Mastin and Sam Sr. could get sentimental about Harlem—its theaters, its speakeasies, its gambling parlors, its show-business veneer. Its churches were lovely, but they were not churchgoing men. As for Sammy, his childhood
memories were scattered around the places he had been, the towns he had slept in; so many had been far away from New York City. Harlem was just another piece of geography to him, a place where his mother’s family resided—though not Elvera herself, who was still on the road.

Two dancers, entertainer and entertainer, father and son. Already little Sammy—as he is called—has seen America, has heard the great steam-rolling engines plowing across the land. When money is low, he taps on street corners, and dazzles. It is 1937; he is twelve years old. Clothing is an integral part of their presentation. Sam Sr. hunts Negro haberdasheries in virtually every town he arrives in; he will pass along the habit to his son
.
(
COURTESY STEVE BLAUNER
)

Unlike his return trips when he was a mere child—and Sam Sr. and Mastin always nervous about him being out of their sight—now Sammy was older and could roam about the city that was his birthplace. Gloria Williams—Sammy’s cousin—would accompany him around town when he returned to Harlem. “I’d ride the A train with Sammy,” Williams recalls. “We’d sing on the train. He wasn’t a star yet.” Even fastened down on a train, Sammy couldn’t stop himself from impromptu performance. He was always loose as a puppet anywhere. He and Gloria sang show tunes, tunes he had heard on the radio, his feet patting against the floor of the train, his head—large and oblong atop his small spindly body—always bopping and bopping. Luisa Sanchez, his tough and bitter grandmother, had little to say to young Sammy when he returned to Harlem. The two had never spent much time together, so to him she was another tall woman whom he did not know much about—just like his mother. Luisa did hang a photo of the trio on the wall in her home.

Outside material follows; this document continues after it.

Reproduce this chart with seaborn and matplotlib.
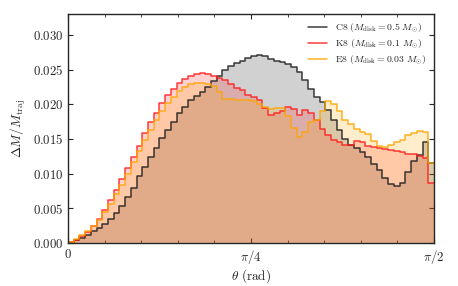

The visits to Harlem for the trio were always brief—those pesty truant officers!—then whoosh, the three of them, Will, Sam Sr., and Sammy, gone again, their backsides bending into a taxi, then a train, Sammy always moving quick, moving as if he were chasing grasshoppers.

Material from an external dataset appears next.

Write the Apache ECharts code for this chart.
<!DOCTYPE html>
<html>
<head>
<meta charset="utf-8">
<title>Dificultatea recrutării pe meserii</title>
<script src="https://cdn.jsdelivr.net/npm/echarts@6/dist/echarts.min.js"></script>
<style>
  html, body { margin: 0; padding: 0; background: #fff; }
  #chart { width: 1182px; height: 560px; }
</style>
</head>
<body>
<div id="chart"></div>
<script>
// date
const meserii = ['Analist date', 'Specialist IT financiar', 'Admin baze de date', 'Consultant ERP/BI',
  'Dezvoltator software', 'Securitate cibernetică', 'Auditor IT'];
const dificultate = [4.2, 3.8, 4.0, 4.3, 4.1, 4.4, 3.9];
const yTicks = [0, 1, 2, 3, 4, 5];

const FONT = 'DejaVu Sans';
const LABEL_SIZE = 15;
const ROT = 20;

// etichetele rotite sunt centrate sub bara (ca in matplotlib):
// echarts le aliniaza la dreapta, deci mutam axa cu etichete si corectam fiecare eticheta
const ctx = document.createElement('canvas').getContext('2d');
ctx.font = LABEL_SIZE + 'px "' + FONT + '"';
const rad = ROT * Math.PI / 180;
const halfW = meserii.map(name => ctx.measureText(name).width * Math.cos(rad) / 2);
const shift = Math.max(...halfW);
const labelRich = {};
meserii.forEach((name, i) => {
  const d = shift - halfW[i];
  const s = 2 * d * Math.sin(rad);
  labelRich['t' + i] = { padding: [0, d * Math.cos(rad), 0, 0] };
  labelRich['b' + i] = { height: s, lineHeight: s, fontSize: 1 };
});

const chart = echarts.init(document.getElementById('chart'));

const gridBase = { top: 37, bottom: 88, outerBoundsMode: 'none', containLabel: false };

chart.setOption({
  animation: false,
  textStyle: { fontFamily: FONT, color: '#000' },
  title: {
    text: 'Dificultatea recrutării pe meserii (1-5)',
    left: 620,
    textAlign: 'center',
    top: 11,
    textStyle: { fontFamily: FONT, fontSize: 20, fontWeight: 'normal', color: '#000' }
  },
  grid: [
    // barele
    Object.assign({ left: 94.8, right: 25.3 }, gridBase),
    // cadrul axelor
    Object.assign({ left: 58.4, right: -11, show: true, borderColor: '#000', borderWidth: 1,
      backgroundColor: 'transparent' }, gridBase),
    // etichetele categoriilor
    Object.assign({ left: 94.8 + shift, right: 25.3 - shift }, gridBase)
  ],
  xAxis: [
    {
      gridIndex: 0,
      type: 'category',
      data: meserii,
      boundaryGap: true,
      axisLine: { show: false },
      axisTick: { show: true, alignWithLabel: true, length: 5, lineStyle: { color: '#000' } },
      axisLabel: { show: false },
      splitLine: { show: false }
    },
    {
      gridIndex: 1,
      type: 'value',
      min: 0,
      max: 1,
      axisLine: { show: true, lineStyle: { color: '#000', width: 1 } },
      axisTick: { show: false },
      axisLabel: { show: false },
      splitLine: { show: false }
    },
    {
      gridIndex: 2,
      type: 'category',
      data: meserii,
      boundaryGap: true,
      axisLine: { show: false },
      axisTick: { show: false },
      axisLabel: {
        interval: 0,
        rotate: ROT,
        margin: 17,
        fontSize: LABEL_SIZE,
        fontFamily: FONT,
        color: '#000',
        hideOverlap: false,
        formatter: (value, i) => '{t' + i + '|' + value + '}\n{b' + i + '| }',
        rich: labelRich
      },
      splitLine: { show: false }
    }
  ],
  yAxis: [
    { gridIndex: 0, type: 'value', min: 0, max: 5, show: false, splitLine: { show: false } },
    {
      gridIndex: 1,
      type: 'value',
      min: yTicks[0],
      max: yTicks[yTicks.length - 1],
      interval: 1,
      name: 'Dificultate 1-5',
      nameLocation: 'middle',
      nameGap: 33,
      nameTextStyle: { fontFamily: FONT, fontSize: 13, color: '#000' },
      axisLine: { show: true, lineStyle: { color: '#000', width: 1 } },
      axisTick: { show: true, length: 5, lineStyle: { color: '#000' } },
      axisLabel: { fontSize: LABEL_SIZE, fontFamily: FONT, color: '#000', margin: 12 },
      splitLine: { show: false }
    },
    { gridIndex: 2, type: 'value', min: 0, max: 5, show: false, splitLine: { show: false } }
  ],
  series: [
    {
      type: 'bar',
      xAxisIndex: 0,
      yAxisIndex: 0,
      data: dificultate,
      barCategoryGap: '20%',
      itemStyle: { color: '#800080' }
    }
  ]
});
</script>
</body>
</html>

With his father and Mastin, he moved about the country constantly now, unaware of what it meant to have roots. His place of identity would be the road. Al Grey, Sammy’s childhood friend, remembers seeing the trio in Los Angeles. “I remember they stayed at the Morris Hotel on Fifth Street. Sammy would dance on the corner, had a hat he’d lay on the walk, and he’d get pennies and nickels.” In all the years to come, staying put, being idle, would make Sammy nervous, fidgety. (In even later years—and with absolute glee—he would sign some of his very brief missives to friends as “Zorro”: was here, but now gone. Fare thee well.)

Sammy continued to have no idea of his mother’s whereabouts. All he knew was, like him, she was dancing; she was trying to make a living. Like him, she was moving back and forth across the landscape, a dream still inside of her.

Back in Boston for much of 1941, Sammy, his father, and Mastin moved into yet another rooming house in the South End section of the city. Mabel Robinson, a young singer and pianist, lived across the street. “They were lean days,” she would remember. “Sammy would come over and we’d cook. Then he’d go to work with Mastin and his father.” She sensed that the trio had financial woes. “His father borrowed money from me to get to work,” she says. “I loaned them money. Sam Sr. seemed to be a ladies’ man.” There were times when Robinson and others would hear a pounding sound coming from the apartment
where the Davises lived. “[Sammy] had drums,” she says, “and he practiced them.” She and other friends would sit and watch Sammy dance and just marvel. “Sammy Davis, Jr., was a beautiful dancer. Without Sammy, [Mastin and Sam Sr.] wouldn’t have been anywhere.” Sammy struck her as somewhat of a loner. He did not hang out with other teenagers. “Every day we’d feed him,” Robinson says. “We didn’t mind. We were all show people.” Even though Robinson was only a few years older than young Sammy, he insisted on calling her “Mrs. Robinson.” “He was well mannered,” she says. When Robinson got a singing engagement in Harlem that year, Sammy asked her to go by and check on his grandmother. “I never heard him talk about his mother. I heard him talk about his grandmother a lot.”

In 1941, Elvera Davis found herself in Boston, working on a bill with Buck and Bubbles, a renowned song and dance act that had been in vaudeville since 1912. In their early years the duo often donned blackface. Fred Astaire was one of their biggest admirers. Sammy was always eager—actually, he was ravenous—to watch other performers, and, being in Boston himself at the time, as soon as he heard Buck and Bubbles were in the city he hustled over to the theater to see them. He stood in the wings. He was always jumpy and loose and happy standing in the wings, watching other performers. While there, he saw her. Could it really be? It was indeed her. She was onstage dancing; he hadn’t seen her in a long time; it was Elvera, his mother. Both were quite surprised. “Sammy would come specifically to look at Bubbles,” Elvera would recall. “Bubbles was the dancer and Buck played the piano. If you were in a town and you could arrange it, you’d go see other performers. Well, one night we went to see Sammy’s show. Sammy did his whole act based on what Bubbles had done. He’d copy anybody. Bubbles said to me later, ‘I don’t want him coming here standing in the wings watching me anymore.’ ” Sammy stole what he could and poured it into his own manic performance, jangling it to the point where it felt to him that his own originality overpowered what he had stolen.